» **Written exercise**: Among the entries below, copy only the span from the line containing "chart with React, TypeScript and Recharts." through the line containing "XAxis, YAxis, LabelList". Do so exactly, and skip the pictures.

» **Task input**:

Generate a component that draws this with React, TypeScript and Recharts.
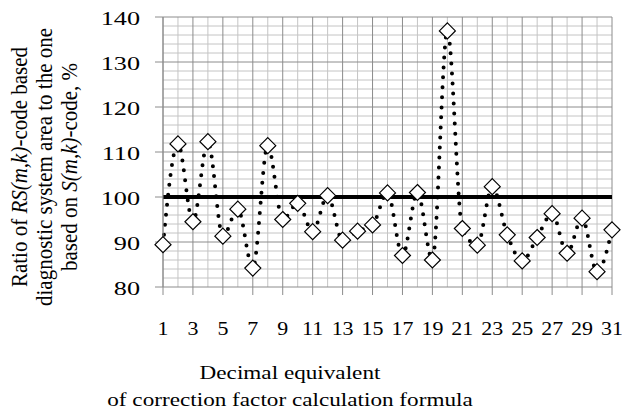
import React from "react";
import {
  LineChart,
  Line,
  XAxis,
  YAxis,
  CartesianGrid,
  ReferenceLine,
  Label,
} from "recharts";

// decimal equivalent of the correction factor formula
const codes = [
  1, 2, 3, 4, 5, 6, 7, 8, 9, 10, 11, 12, 13, 14, 15, 16,
  17, 18, 19, 20, 21, 22, 23, 24, 25, 26, 27, 28, 29, 30, 31,
];
// ratio of RS(m,k) area to S(m,k) area, %
const ratios = [
  89.4, 111.8, 94.5, 112.3, 91.3, 97.3, 84.2, 111.4, 95.0, 98.6, 92.3,
  100.3, 90.4, 92.4, 93.8, 100.9, 87.0, 101.0, 86.0, 136.9, 93.0, 89.3,
  102.3, 91.6, 85.8, 91.0, 96.3, 87.5, 95.3, 83.4, 92.7,
];
const xTicks = [1, 3, 5, 7, 9, 11, 13, 15, 17, 19, 21, 23, 25, 27, 29, 31];
const yTicks = [80, 90, 100, 110, 120, 130, 140];
const xMinorGrid = [2, 4, 6, 8, 10, 12, 14, 16, 18, 20, 22, 24, 26, 28, 30];
const yMinorGrid = [
  82, 84, 86, 88, 92, 94, 96, 98, 102, 104, 106, 108, 112, 114, 116, 118,
  122, 124, 126, 128, 132, 134, 136, 138,
];
const yMajorGrid = [90, 100, 110, 120, 130, 140];
const baseline = 100;

const data = codes.map((c, i) => ({ code: c, ratio: ratios[i] }));

const FONT = "'Liberation Serif', 'Times New Roman', serif";
const STRETCH = 1.22;

const Diamond = (props: any) => {
  const { cx, cy, index } = props;
  const r = 8;
  return (
    <polygon
      key={`d-${index}`}
      points={`${cx},${cy - r} ${cx + r},${cy} ${cx},${cy + r} ${cx - r},${cy}`}
      fill="#fff"
      stroke="#000"
      strokeWidth={1.2}
    />
  );
};

const XTick = (props: any) => {
  const { x, y, payload } = props;
  return (
    <g transform={`translate(${x},${y + 40}) scale(${STRETCH},1)`}>
      <text textAnchor="middle" fontFamily={FONT} fontSize={18} fill="#000">
        {payload.value}
      </text>
    </g>
  );
};

const YTick = (props: any) => {
  const { x, y, payload } = props;
  return (
    <g transform={`translate(${x},${y + 8}) scale(1.38,1)`}>
      <text textAnchor="end" fontFamily={FONT} fontSize={19} fill="#000">
        {payload.value}
      </text>
    </g>
  );
};

const XTitle = () => (
  <g fontFamily={FONT} fontSize={19} fill="#000">
    <g transform={`translate(290,379) scale(${STRETCH},1)`}>
      <text textAnchor="middle">Decimal equivalent</text>
    </g>
    <g transform={`translate(290,406) scale(${STRETCH},1)`}>
      <text textAnchor="middle">of correction factor calculation formula</text>
    </g>
  </g>
);

const YTitle = () => (
  <g fontFamily={FONT} fontSize={21} fill="#000">
    <g transform={`translate(27,167) scale(1.12,1) rotate(-90)`}>
      <text textAnchor="middle">
        Ratio of <tspan fontStyle="italic">RS(m,k)</tspan>-code based
      </text>
    </g>
    <g transform={`translate(52,167) scale(1.12,1) rotate(-90)`}>
      <text textAnchor="middle">diagnostic system area to the one</text>
    </g>
    <g transform={`translate(77,167) scale(1.12,1) rotate(-90)`}>
      <text textAnchor="middle">
        based on <tspan fontStyle="italic">S(m,k)</tspan>-code, %
      </text>
    </g>
  </g>
);

export default function App() {
  return (
    <div style={{ position: "absolute", left: 0, top: 0, background: "#fff" }}>
      <LineChart
        width={622}
        height={410}
        data={data}
        margin={{ top: 17, right: 10, bottom: 0, left: 0 }}
      >
        <CartesianGrid
          stroke="#c4c4c4"
          verticalValues={xMinorGrid}
          horizontalValues={yMinorGrid}
        />
        <CartesianGrid
          stroke="#8c8c8c"
          verticalValues={xTicks}
          horizontalValues={yMajorGrid}
        />
        <XAxis
          dataKey="code"
          type="number"
          domain={[1, 31]}
          ticks={xTicks}
          interval={0}
          height={123}
          tickSize={8}
          tickMargin={0}
          stroke="#8c8c8c"
          tick={<XTick />}
        >
          <Label content={() => <XTitle />} />
        </XAxis>
        <YAxis
          type="number"
          domain={[80, 140]}
          ticks={yTicks}
          interval={0}
          width={163}
          tickSize={8}
          tickMargin={15}
          stroke="#8c8c8c"
          tick={<YTick />}
        >
          <Label content={() => <YTitle />} />
        </YAxis>
        <ReferenceLine y={baseline} stroke="#000" strokeWidth={4} />
        <Line
          type="monotone"
          dataKey="ratio"
          stroke="#000"
          strokeWidth={4}
          strokeDasharray="0 10"
          strokeLinecap="round"
          dot={Diamond}
          activeDot={false}
          isAnimationActive={false}
        />
      </LineChart>
    </div>
  );
}
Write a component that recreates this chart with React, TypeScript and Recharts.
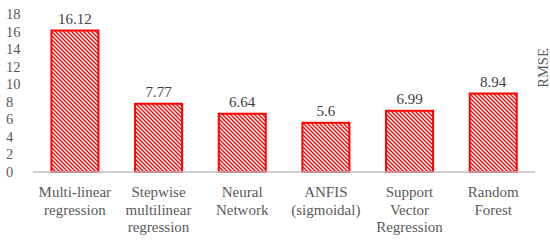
import React from 'react';
import { BarChart, Bar, XAxis, YAxis, LabelList } from 'recharts';

const models = [
    'Multi-linear regression',
    'Stepwise multilinear regression',
    'Neural Network',
    'ANFIS (sigmoidal)',
    'Support Vector Regression',
    'Random Forest',
];
const rmse = [16.12, 7.77, 6.64, 5.6, 6.99, 8.94];
const yTicks = [0, 2, 4, 6, 8, 10, 12, 14, 16, 18];

const data = models.map((name, i) => ({ name, rmse: rmse[i] }));

const font = 'Liberation Serif';
const gray = '#595959';

const CategoryTick = (props: any) => {
    const { x, y, payload } = props;
    const lines = String(payload.value).split(' ');
    return (
        <text x={x} y={y} textAnchor="middle" fill={gray} fontFamily={font} fontSize={15}>
            {lines.map((ln, i) => (
                <tspan key={i} x={x} y={y + 17 + i * 17.5}>
                    {ln}
                </tspan>
            ))}
        </text>
    );
};

const ValueTick = (props: any) => {
    const { y, payload } = props;
    return (
        <text x={6} y={y + 5} textAnchor="start" fill={gray} fontFamily={font} fontSize={14.5}>
            {payload.value}
        </text>
    );
};

export default function App() {
    return (
        <div style={{ position: 'absolute', left: 0, top: 0, width: 550, height: 241, background: '#fff' }}>
            <BarChart
                width={550}
                height={241}
                data={data}
                margin={{ top: 14, right: 0, bottom: 0, left: 0 }}
                barCategoryGap="22%"
            >
                <defs>
                    <pattern id="hatch" patternUnits="userSpaceOnUse" width={4} height={4}>
                        <rect width={4} height={4} fill="#fff" />
                        <path d="M0,0 L4,4 M-1,3 L1,5 M3,-1 L5,1" stroke="#ff0000" strokeWidth={1.3} />
                    </pattern>
                </defs>
                <XAxis
                    dataKey="name"
                    height={69}
                    interval={0}
                    tickLine={false}
                    axisLine={{ stroke: '#bfbfbf', strokeWidth: 1.5 }}
                    tick={<CategoryTick />}
                />
                <YAxis
                    width={33}
                    domain={[0, 18]}
                    ticks={yTicks}
                    interval={0}
                    axisLine={false}
                    tickLine={false}
                    tick={<ValueTick />}
                />
                <YAxis
                    yAxisId="right"
                    orientation="right"
                    width={15}
                    axisLine={false}
                    tickLine={false}
                    tick={false}
                    label={(p: any) => {
                        const cx = p.viewBox.x + 8;
                        const cy = 68;
                        return (
                            <text
                                x={cx}
                                y={cy}
                                transform={`rotate(-90 ${cx} ${cy})`}
                                textAnchor="middle"
                                dominantBaseline="central"
                                fill={gray}
                                fontFamily={font}
                                fontSize={14.5}
                            >
                                RMSE
                            </text>
                        );
                    }}
                />
                <Bar dataKey="rmse" fill="url(#hatch)" stroke="#ff0000" strokeWidth={2} isAnimationActive={false}>
                    <LabelList
                        dataKey="rmse"
                        position="top"
                        offset={7}
                        fill="#404040"
                        fontFamily={font}
                        fontSize={15}
                    />
                </Bar>
            </BarChart>
        </div>
    );
}
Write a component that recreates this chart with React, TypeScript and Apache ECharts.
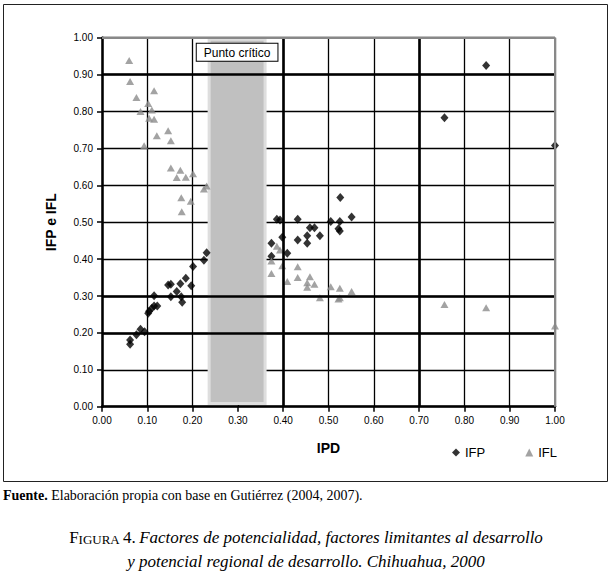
import React, { useEffect, useRef } from "react";
import * as echarts from "echarts";

const SANS = "'Liberation Sans', Arial, sans-serif";
const SERIF = "'Liberation Serif', 'DejaVu Serif', serif";

// IFP (black diamonds): [IPD, IFP]
const ifpPoints: number[][] = [
  [0.062, 0.181], [0.062, 0.169], [0.076, 0.195], [0.085, 0.21], [0.094, 0.203],
  [0.102, 0.253], [0.104, 0.259], [0.11, 0.267], [0.115, 0.273], [0.122, 0.273],
  [0.115, 0.301], [0.146, 0.33], [0.152, 0.332], [0.152, 0.298], [0.165, 0.312],
  [0.173, 0.333], [0.175, 0.298], [0.177, 0.283], [0.185, 0.348], [0.197, 0.328],
  [0.201, 0.38], [0.225, 0.397], [0.231, 0.417],
  [0.374, 0.408], [0.374, 0.443], [0.386, 0.508], [0.393, 0.506], [0.398, 0.459],
  [0.409, 0.416], [0.432, 0.508], [0.432, 0.452], [0.453, 0.463], [0.453, 0.443],
  [0.459, 0.485], [0.469, 0.485], [0.481, 0.463], [0.505, 0.502], [0.522, 0.482],
  [0.525, 0.476], [0.525, 0.502], [0.526, 0.567], [0.551, 0.514],
  [0.756, 0.783], [0.848, 0.925], [1.0, 0.708],
];

// IFL (grey triangles): [IPD, IFL]
const iflPoints: number[][] = [
  [0.06, 0.938], [0.062, 0.881], [0.076, 0.838], [0.085, 0.8], [0.093, 0.707],
  [0.102, 0.822], [0.104, 0.782], [0.11, 0.804], [0.115, 0.779], [0.115, 0.856],
  [0.121, 0.734], [0.146, 0.748], [0.152, 0.721], [0.152, 0.647], [0.165, 0.621],
  [0.173, 0.641], [0.175, 0.566], [0.176, 0.528], [0.185, 0.622], [0.196, 0.557],
  [0.201, 0.631], [0.225, 0.59], [0.231, 0.598],
  [0.374, 0.395], [0.374, 0.361], [0.386, 0.435], [0.393, 0.425], [0.398, 0.382],
  [0.409, 0.339], [0.432, 0.379], [0.432, 0.35], [0.453, 0.336], [0.453, 0.324],
  [0.459, 0.352], [0.469, 0.332], [0.481, 0.295], [0.505, 0.325], [0.522, 0.292],
  [0.525, 0.321], [0.525, 0.295], [0.551, 0.312],
  [0.756, 0.277], [0.848, 0.268], [1.0, 0.219],
];

const criticalBandX = [0.2365, 0.36];
const criticalBandY = [0.0087, 0.996];
const criticalLabel = "Punto crítico";
const thickHLines = [0.2, 0.3, 0.9];
const thickVLines = [0.4, 0.7];

const footnoteText = "{b|Fuente.} Elaboración propia con base en Gutiérrez (2004, 2007).";
const captionLine1 =
  "{big|F}{sc|IGURA} {big|4.} {i|Factores de potencialidad, factores limitantes al desarrollo}";
const captionLine2 = "{i|y potencial regional de desarrollo. Chihuahua, 2000}";

export default function App() {
  const ref = useRef<HTMLDivElement>(null);

  useEffect(() => {
    if (!ref.current) return;
    const chart = echarts.init(ref.current, null, { renderer: "svg" });

    const fmt = (v: number) => v.toFixed(2);
    const axisCommon = {
      type: "value",
      min: 0,
      max: 1,
      interval: 0.1,
      nameLocation: "middle",
      nameTextStyle: { fontFamily: SANS, fontSize: 14, fontWeight: "bold", color: "#000" },
      axisLine: { show: true, onZero: false, lineStyle: { color: "#000", width: 2.5 } },
      axisTick: { show: true, length: 5, lineStyle: { color: "#000", width: 1.5 } },
      axisLabel: { formatter: fmt, fontFamily: SANS, fontSize: 10, color: "#000" },
      splitLine: { show: true, lineStyle: { color: "#000", width: 1.3 } },
    };

    const capRich = {
      big: { fontFamily: SERIF, fontSize: 17, fill: "#000", verticalAlign: "bottom" },
      sc: { fontFamily: SERIF, fontSize: 13, fill: "#000", verticalAlign: "bottom" },
      i: { fontFamily: SERIF, fontSize: 17, fontStyle: "italic", fill: "#000", verticalAlign: "bottom" },
    };

    chart.setOption({
      animation: false,
      backgroundColor: "#fff",
      grid: { left: 102, right: 57, top: 37.7, bottom: 166.3 },
      xAxis: {
        ...axisCommon,
        name: "IPD",
        nameGap: 34,
        axisLabel: { ...axisCommon.axisLabel, margin: 9 },
      },
      yAxis: {
        ...axisCommon,
        name: "IFP e IFL",
        nameGap: 44,
        axisLabel: { ...axisCommon.axisLabel, margin: 9 },
      },
      legend: {
        data: [
          { name: "IFP", icon: "diamond" },
          { name: "IFL", icon: "triangle" },
        ],
        left: 452,
        top: 446,
        padding: 0,
        itemWidth: 8,
        itemHeight: 8,
        itemGap: 40,
        textStyle: { fontFamily: SANS, fontSize: 13, color: "#000" },
      },
      series: [
        {
          type: "scatter",
          name: "_grid",
          data: [],
          z: 2,
          silent: true,
          markLine: {
            symbol: "none",
            silent: true,
            animation: false,
            label: { show: false },
            lineStyle: { color: "#000", width: 2.6, type: "solid" },
            data: [
              ...thickHLines.map((v) => ({ yAxis: v })),
              ...thickVLines.map((v) => ({ xAxis: v })),
              { yAxis: 1, lineStyle: { color: "#888", width: 2, type: "solid" } },
              { xAxis: 1, lineStyle: { color: "#888", width: 2, type: "solid" } },
            ],
          },
        },
        {
          type: "scatter",
          name: "IFP",
          data: ifpPoints,
          symbol: "diamond",
          symbolSize: [8, 9],
          itemStyle: { color: "#000" },
          z: 3,
        },
        {
          type: "scatter",
          name: "IFL",
          data: iflPoints,
          symbol: "triangle",
          symbolSize: [8, 7],
          itemStyle: { color: "#8c8c8c" },
          z: 3,
        },
        {
          type: "scatter",
          name: "_band",
          data: [],
          z: 5,
          silent: true,
          markArea: {
            silent: true,
            animation: false,
            itemStyle: { color: "#c0c0c0", borderColor: "#dedede", borderWidth: 3 },
            label: {
              show: true,
              position: "insideTop",
              distance: 6,
              formatter: criticalLabel,
              backgroundColor: "#fff",
              borderColor: "#000",
              borderWidth: 1,
              padding: [3, 7, 2, 7],
              fontFamily: SANS,
              fontSize: 12,
              color: "#000",
            },
            data: [
              [
                { xAxis: criticalBandX[0], yAxis: criticalBandY[0] },
                { xAxis: criticalBandX[1], yAxis: criticalBandY[1] },
              ],
            ],
          },
        },
      ],
      graphic: [
        {
          type: "rect",
          shape: { x: 3.5, y: 4.5, width: 604, height: 477 },
          style: { fill: "none", stroke: "#222", lineWidth: 1 },
          silent: true,
        },
        {
          type: "text",
          x: 3,
          y: 495,
          style: {
            text: footnoteText,
            fontFamily: SERIF,
            fontSize: 14,
            fill: "#000",
            verticalAlign: "middle",
            rich: {
              b: { fontFamily: SERIF, fontSize: 14, fontWeight: "bold", fill: "#000" },
            },
          },
          silent: true,
        },
        {
          type: "text",
          x: 306,
          y: 537,
          style: { text: captionLine1, align: "center", verticalAlign: "middle", rich: capRich },
          silent: true,
        },
        {
          type: "text",
          x: 306,
          y: 561,
          style: { text: captionLine2, align: "center", verticalAlign: "middle", rich: capRich },
          silent: true,
        },
      ],
    });

    return () => chart.dispose();
  }, []);

  return (
    <div
      ref={ref}
      style={{ position: "fixed", left: 0, top: 0, width: 612, height: 573, background: "#fff" }}
    />
  );
}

» **Response below**:
Write a component that recreates this chart with React, TypeScript and Recharts.
import React from 'react';
import { BarChart, Bar, XAxis, YAxis, LabelList } from 'recharts';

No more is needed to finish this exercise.